Modern societies have developed immune systems to deal with epidemics. They are based on international cooperation in the face of global threats; social cohesion, which allows acting in solidarity; a robust and universal healthcare system; and an efficient and credible state, which follows scientific criteria to take action. 

 

But today we face the greatest planetary emergency since World War II with these immune systems severely weakened.

 

Western democracies are more unequal and their states weaker, populist nationalisms disrupt international cooperation and promote every-man-for-himself, and the anti-science wave infects the debate with irrationality.

 

In the United States, President Trump had dissolved the White House pandemic preparedness team in 2018, and spent weeks downgrading the coronavirus threat: He said that cases will be “close to zero” and that the epidemic was the opposition’s “new deception.” From Mexico, another populist president also contributes to misinformation: “You have to hug, nothing happens,” says President López Obrador with joyful irresponsibility.

 

 

The immune system of Chilean society is also depressed, due to a context of social hatred and the discrediting of everything that smells of authority: This week, some ingenious people proclaimed that the coronavirus was a government invention to stop the country’s social movement.

 

On Thursday, it was declared that President Sebastián Piñera would announce measures on Saturday. He finally announced these measures on Friday night, followed by other measures announced by the Minister of Health on Saturday noon. It is not sustainable that the public communication of the crisis continues to be contaminated because Piñera simultaneously insists on blaming attacks that never occurred or delivering confusing versions as to when he found out about the fires in the Metro.

 

A president with a conflictive relationship with the truth, and zero credibility among citizens, is not the leader that one would dream of in this emergency.
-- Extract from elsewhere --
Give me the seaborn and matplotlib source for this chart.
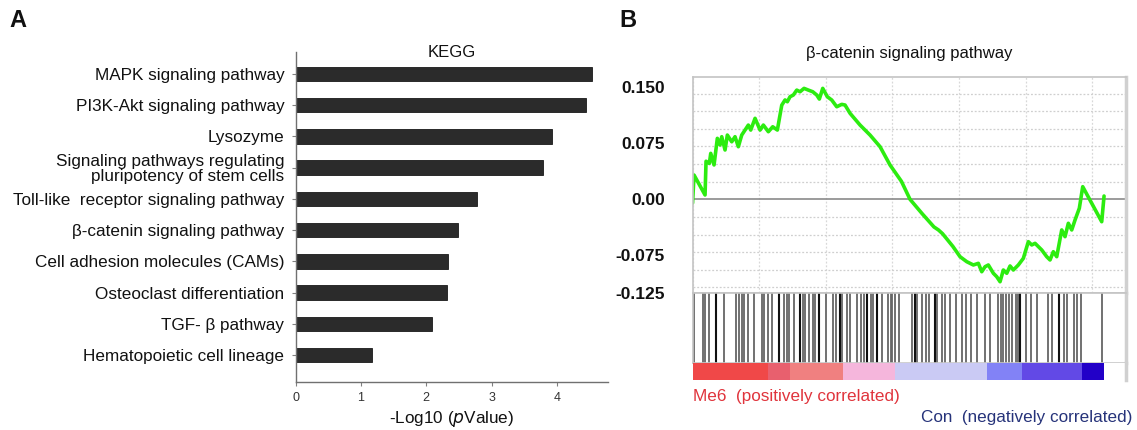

That is why there is an urgent need to depersonalize crisis management and to put daily communication in the hands of scientific spokespeople without a partisan agenda.

 

In Spain, the epidemiologist Fernando Simón has been in charge of emergencies such as Ebola for eight years, regardless of the political color of the government, and is a credible voice for citizens.

 

The opposition must also get serious and stop fantasizing about removing Piñera from power as secretary. Major political decisions are coming: Repeating a march like the one that took place on March 8 (8M) for Women’s Day is unthinkable, and even the scheduled April referendum on a new constitution is at risk. Britain and Louisiana have already decided to postpone elections. The responsible thing is to not bury your head in the sand when faced with such difficult dilemmas; all scenarios must be analyzed to prepare serious health and policy responses, based on scientific evidence.  

 

We will not find those answers in conspiracy theories that see deceit and fraud in each event. Nor will we find them in the neoliberal extremism of those who insist, quoting Margaret Thatcher, that “there is no such thing as society.”

 

Well, it is precisely that society—that chain of relationships that unites us with family, colleagues, and strangers—that faces its greatest challenge. And its greatest challenge happens when all the structures that order society are questioned.

 

Perhaps this is the opportunity to regain lost empathy.

 

Our proverbial solidarity will be tested when each one of us decides, in each daily situation, how to take care of ourselves and how to take care of others. Hopefully, we discover, following Camus, “something that is learned in the midst of plagues: that there are more things in human beings worthy of admiration than contempt.”

 

Daniel Matamala is a Chilean journalist. He works for CNN Chile, where he hosts 360 and CNN Prime. He also has a career as an investigative journalist and is the author of six nonfiction books. In 2018, he participated in the Stigler Center’s Journalists in Residence Program. A previous version of this article was published in La Tercera, one of the most important newspapers in Chile.